Task statement - Begin at the first line of the data and copy each line through the one containing "HOSPITAL KLUSTER MANJUNG</text>", that line included, with no pictures.

***** Data lines *****

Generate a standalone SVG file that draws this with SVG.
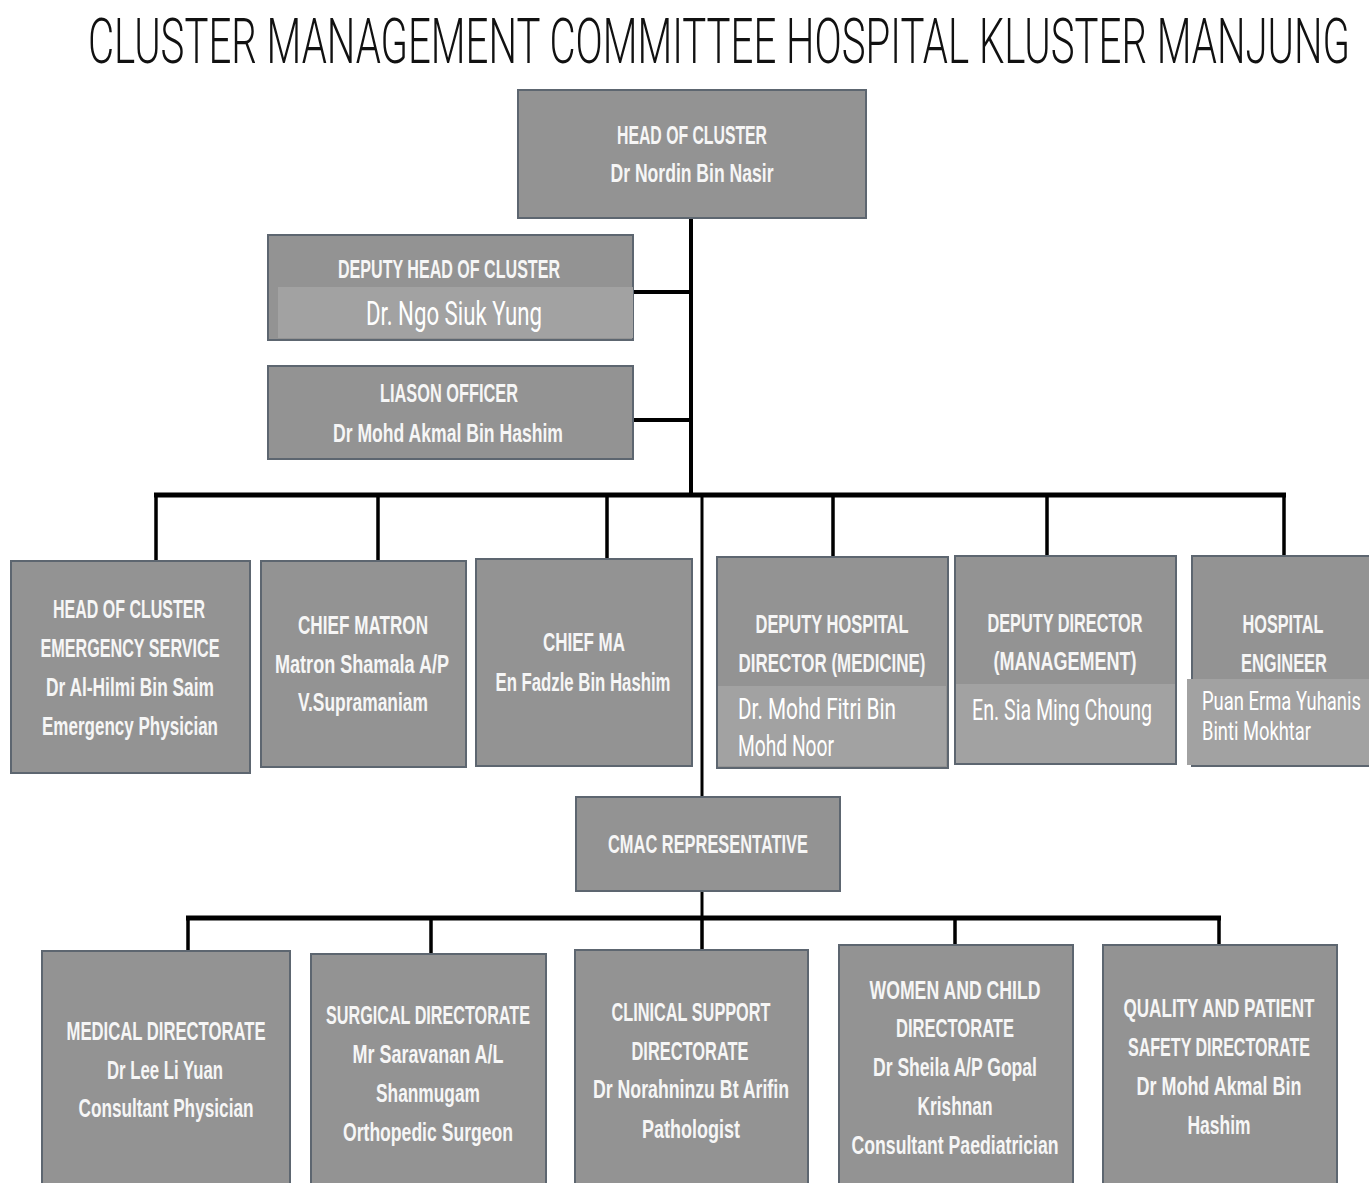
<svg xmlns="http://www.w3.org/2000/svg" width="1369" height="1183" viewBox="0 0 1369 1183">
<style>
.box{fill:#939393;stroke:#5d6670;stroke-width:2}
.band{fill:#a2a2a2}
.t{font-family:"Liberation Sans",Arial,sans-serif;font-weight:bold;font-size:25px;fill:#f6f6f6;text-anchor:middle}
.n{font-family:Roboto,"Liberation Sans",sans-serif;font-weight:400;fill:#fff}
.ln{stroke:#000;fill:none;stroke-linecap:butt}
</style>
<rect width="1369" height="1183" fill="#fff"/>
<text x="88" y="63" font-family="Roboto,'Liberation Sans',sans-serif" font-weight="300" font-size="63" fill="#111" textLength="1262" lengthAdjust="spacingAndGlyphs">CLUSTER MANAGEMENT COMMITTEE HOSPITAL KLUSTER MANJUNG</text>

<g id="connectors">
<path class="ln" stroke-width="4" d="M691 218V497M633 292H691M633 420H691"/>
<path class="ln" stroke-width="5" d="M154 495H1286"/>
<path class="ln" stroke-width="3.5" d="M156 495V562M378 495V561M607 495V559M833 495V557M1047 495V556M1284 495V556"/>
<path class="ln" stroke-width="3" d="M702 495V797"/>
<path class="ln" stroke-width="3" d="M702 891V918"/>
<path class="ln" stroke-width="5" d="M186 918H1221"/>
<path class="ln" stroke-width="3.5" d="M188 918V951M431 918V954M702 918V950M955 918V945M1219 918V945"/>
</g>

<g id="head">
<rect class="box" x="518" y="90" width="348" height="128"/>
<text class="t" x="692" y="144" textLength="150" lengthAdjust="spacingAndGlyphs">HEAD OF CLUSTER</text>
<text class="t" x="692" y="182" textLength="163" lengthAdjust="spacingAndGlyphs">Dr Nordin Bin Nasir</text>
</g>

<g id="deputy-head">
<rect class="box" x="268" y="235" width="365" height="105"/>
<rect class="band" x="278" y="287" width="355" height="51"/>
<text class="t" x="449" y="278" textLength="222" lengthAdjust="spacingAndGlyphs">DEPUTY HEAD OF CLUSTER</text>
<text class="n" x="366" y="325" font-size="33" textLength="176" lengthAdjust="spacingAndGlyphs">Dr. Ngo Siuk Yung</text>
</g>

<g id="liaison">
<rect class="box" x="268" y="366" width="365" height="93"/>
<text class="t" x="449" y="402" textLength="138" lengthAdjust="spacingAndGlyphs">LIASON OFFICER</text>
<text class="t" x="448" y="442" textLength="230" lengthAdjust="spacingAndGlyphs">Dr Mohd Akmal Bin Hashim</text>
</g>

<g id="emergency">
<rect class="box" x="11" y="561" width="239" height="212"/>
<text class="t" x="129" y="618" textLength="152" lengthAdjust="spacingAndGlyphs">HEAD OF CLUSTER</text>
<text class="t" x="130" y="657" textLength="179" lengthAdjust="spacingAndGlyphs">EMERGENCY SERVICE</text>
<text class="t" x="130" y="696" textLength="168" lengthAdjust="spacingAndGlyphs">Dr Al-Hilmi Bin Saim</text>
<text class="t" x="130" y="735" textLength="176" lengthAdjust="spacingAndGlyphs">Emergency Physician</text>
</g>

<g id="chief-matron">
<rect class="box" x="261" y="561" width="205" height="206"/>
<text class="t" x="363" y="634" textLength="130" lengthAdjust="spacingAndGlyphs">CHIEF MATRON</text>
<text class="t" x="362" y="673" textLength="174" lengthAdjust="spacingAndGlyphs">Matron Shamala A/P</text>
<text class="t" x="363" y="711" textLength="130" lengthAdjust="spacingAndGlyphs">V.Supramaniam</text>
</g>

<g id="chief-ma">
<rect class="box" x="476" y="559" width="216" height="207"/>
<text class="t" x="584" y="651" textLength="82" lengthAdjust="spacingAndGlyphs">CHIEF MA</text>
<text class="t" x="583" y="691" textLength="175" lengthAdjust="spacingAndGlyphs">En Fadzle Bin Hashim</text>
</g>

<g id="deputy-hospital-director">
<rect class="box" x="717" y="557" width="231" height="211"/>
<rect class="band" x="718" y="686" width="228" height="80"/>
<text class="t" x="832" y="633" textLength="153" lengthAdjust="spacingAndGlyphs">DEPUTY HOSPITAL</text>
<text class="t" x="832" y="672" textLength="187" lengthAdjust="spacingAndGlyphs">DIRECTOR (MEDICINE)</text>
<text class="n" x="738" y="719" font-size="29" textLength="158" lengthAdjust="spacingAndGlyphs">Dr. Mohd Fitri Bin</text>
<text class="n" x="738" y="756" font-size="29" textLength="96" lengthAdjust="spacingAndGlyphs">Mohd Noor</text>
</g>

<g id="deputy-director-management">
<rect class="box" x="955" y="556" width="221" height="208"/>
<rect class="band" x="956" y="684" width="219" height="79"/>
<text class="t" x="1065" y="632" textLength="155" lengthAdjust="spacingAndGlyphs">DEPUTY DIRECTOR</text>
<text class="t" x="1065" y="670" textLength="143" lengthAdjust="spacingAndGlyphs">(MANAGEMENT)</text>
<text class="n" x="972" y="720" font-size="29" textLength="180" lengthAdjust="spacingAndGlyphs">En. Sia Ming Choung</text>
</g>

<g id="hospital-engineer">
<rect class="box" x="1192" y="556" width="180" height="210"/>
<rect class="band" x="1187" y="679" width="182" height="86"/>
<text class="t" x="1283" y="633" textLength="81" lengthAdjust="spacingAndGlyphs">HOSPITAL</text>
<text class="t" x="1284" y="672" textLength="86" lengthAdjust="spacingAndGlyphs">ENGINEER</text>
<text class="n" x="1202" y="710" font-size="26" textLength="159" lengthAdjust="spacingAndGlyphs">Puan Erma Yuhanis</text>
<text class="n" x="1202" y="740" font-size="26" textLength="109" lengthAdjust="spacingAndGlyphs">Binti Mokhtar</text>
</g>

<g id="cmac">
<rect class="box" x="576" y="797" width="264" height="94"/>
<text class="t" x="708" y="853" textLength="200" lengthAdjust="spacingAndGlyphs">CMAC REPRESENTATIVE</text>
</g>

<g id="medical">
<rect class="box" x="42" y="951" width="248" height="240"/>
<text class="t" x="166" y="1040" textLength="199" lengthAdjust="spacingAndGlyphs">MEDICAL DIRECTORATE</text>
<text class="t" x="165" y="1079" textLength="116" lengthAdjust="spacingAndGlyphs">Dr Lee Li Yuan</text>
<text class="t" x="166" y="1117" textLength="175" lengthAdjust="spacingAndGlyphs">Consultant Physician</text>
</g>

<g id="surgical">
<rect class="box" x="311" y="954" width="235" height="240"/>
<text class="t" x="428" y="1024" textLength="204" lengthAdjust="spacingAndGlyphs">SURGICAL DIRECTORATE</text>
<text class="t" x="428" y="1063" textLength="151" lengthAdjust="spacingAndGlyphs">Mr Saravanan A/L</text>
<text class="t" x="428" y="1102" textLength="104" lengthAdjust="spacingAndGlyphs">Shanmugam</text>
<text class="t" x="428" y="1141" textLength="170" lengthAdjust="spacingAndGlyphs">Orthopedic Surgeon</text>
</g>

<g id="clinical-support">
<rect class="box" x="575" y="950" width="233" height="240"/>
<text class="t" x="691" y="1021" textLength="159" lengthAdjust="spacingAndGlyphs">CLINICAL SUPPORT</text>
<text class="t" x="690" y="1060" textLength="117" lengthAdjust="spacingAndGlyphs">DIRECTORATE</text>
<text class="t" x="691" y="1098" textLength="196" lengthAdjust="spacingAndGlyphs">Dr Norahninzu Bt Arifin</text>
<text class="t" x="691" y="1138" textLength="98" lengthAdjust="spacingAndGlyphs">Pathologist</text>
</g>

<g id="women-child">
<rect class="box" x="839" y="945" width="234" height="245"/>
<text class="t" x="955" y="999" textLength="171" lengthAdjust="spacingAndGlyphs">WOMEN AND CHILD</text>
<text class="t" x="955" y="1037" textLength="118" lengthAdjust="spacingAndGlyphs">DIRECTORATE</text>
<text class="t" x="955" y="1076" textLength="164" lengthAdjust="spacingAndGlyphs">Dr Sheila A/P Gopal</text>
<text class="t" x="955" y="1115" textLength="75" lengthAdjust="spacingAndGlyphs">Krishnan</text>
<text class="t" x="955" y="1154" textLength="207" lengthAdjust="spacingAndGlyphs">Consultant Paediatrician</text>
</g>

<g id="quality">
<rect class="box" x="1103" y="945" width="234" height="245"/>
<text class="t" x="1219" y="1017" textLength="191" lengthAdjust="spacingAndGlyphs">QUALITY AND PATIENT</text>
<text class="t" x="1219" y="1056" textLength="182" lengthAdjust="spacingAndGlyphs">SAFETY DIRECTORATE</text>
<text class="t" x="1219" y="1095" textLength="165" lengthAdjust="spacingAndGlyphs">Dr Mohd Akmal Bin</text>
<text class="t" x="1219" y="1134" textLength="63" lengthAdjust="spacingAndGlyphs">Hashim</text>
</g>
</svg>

*****

Solution to the exercise -
Generate a standalone SVG file that draws this with SVG.
<svg xmlns="http://www.w3.org/2000/svg" width="1369" height="1183" viewBox="0 0 1369 1183">
<style>
.box{fill:#939393;stroke:#5d6670;stroke-width:2}
.band{fill:#a2a2a2}
.t{font-family:"Liberation Sans",Arial,sans-serif;font-weight:bold;font-size:25px;fill:#f6f6f6;text-anchor:middle}
.n{font-family:Roboto,"Liberation Sans",sans-serif;font-weight:400;fill:#fff}
.ln{stroke:#000;fill:none;stroke-linecap:butt}
</style>
<rect width="1369" height="1183" fill="#fff"/>
<text x="88" y="63" font-family="Roboto,'Liberation Sans',sans-serif" font-weight="300" font-size="63" fill="#111" textLength="1262" lengthAdjust="spacingAndGlyphs">CLUSTER MANAGEMENT COMMITTEE HOSPITAL KLUSTER MANJUNG</text>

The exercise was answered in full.